The atrocities perpetrated by Hamas on 7 October 2023 sparked fleeting expressions of sympathy in parts of the world, but also outpourings of hatred against Israel and Jews more generally. It was soon apparent that anti-Zionism was all too often the sugar-coating designed to render antisemitism palatable. A corner of a carpet had been lifted, revealing a seething stew of resentment and loathing among wide swathes of western society.
In March 1943, Daniel Cordier, till then an unrepentant antisemite, like many from his background, came face to face with the reality of the Nazis’ and Vichy’s persecution of the Jews. He recoiled in horror at the implications of what he saw: an elderly man with a yellow star on his overcoat, accompanying a small boy.
I’d like to think that, like Daniel Cordier, many of those today screaming their hatred for Israel, and in too many cases for Jews in general, will soon realize their “abject wickedness”.
[…] As I neared the café, I saw coming towards me, huddled together, an old man with a young child. Their overcoats bore the yellow star. I had never seen one: there were none in the southern zone. What I had read in England or in France about its origins and how the Nazis were exploiting it had taught me nothing of the hurt I felt at that moment: the shock of this vision plunged me in an unbearable sense of shame.

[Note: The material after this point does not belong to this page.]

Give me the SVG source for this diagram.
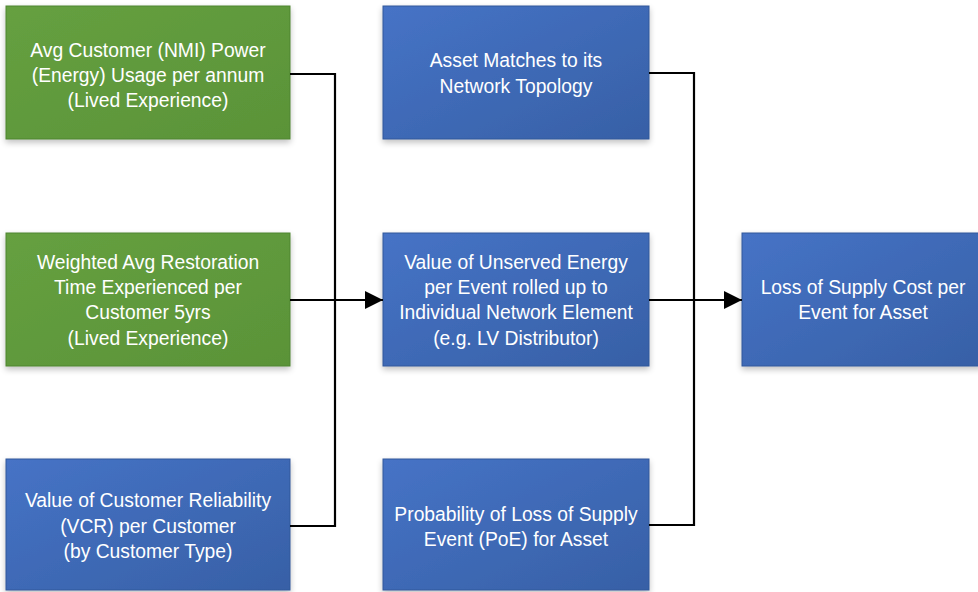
<svg xmlns="http://www.w3.org/2000/svg" width="978" height="592" viewBox="0 0 978 592">
<defs>
<linearGradient id="gG" x1="0" y1="0" x2="1" y2="1">
<stop offset="0" stop-color="#66A040"/><stop offset="1" stop-color="#5A9338"/>
</linearGradient>
<linearGradient id="gB" x1="0" y1="0" x2="1" y2="1">
<stop offset="0" stop-color="#4673C6"/><stop offset="1" stop-color="#3760A6"/>
</linearGradient>
<filter id="sh" x="-10%" y="-10%" width="125%" height="130%">
<feGaussianBlur in="SourceAlpha" stdDeviation="3"/>
<feOffset dx="0" dy="3" result="b"/>
<feComponentTransfer><feFuncA type="linear" slope="0.25"/></feComponentTransfer>
<feMerge><feMergeNode/><feMergeNode in="SourceGraphic"/></feMerge>
</filter>
<marker id="arr" markerWidth="18" markerHeight="18" refX="18" refY="9" orient="auto" markerUnits="userSpaceOnUse">
<path d="M0,0 L18,9 L0,18 Z" fill="#000"/>
</marker>
</defs>
<style>
.g{fill:url(#gG);stroke:#4E8530;stroke-width:1;filter:url(#sh)}
.b{fill:url(#gB);stroke:#30589A;stroke-width:1;filter:url(#sh)}
text{font-family:"Liberation Sans",Arial,sans-serif;font-size:19.3px;fill:#FFFFFF;text-anchor:middle}
.c{fill:none;stroke:#000;stroke-width:2.2}
</style>
<rect width="978" height="592" fill="#fff"/>
<g id="n1"><rect class="g" x="6" y="6" width="284" height="133"/>
<text x="148" y="57">Avg Customer (NMI) Power</text><text x="148" y="82">(Energy) Usage per annum</text><text x="148" y="107">(Lived Experience)</text></g>
<g id="n2"><rect class="g" x="6" y="233" width="284" height="133"/>
<text x="148" y="269">Weighted Avg Restoration</text><text x="148" y="294">Time Experienced per</text><text x="148" y="319">Customer 5yrs</text><text x="148" y="345">(Lived Experience)</text></g>
<g id="n3"><rect class="b" x="6" y="459" width="284" height="131"/>
<text x="148" y="507">Value of Customer Reliability</text><text x="148" y="533">(VCR) per Customer</text><text x="148" y="558">(by Customer Type)</text></g>
<g id="n4"><rect class="b" x="383" y="6" width="266" height="133"/>
<text x="516" y="67">Asset Matches to its</text><text x="516" y="93">Network Topology</text></g>
<g id="n5"><rect class="b" x="383" y="233" width="266" height="133"/>
<text x="516" y="269">Value of Unserved Energy</text><text x="516" y="294">per Event rolled up to</text><text x="516" y="319">Individual Network Element</text><text x="516" y="345">(e.g. LV Distributor)</text></g>
<g id="n6"><rect class="b" x="383" y="459" width="266" height="131"/>
<text x="516" y="521">Probability of Loss of Supply</text><text x="516" y="546">Event (PoE) for Asset</text></g>
<g id="n7"><rect class="b" x="742" y="233" width="240" height="133"/>
<text x="863" y="294">Loss of Supply Cost per</text><text x="863" y="319">Event for Asset</text></g>
<g id="connectors">
<path class="c" d="M290,74 H335 V526 H290"/>
<path class="c" d="M290,300 H383" marker-end="url(#arr)"/>
<path class="c" d="M649,73 H694 V525 H649"/>
<path class="c" d="M649,300 H742" marker-end="url(#arr)"/>
</g>
</svg>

And so, the attacks on the Jews I had taken part in before the war had led to this degrading spectacle of human beings marked like cattle, picked out for the crowd’s contempt. Suddenly, I felt utter disgust at my blind fanaticism.
I had never seen the link between my wild adolescent harangues—’Shoot Blum in the back’—and the reality of murder. At that instant I grasped that these slogans could kill. What madness had blinded me to the extent that reading about this for the past two years had fail to awaken in me the least suspicion nor, I must confess, the slightest interest in the crime to which I was an accomplice?
A crazy thought raced through my mind: to go and embrace this old man drawing near and beg his forgiveness. I felt crushed beneath the burden of my past: what could I do to wipe clean the abject wickedness to which I had been an accomplice, as I abruptly became aware?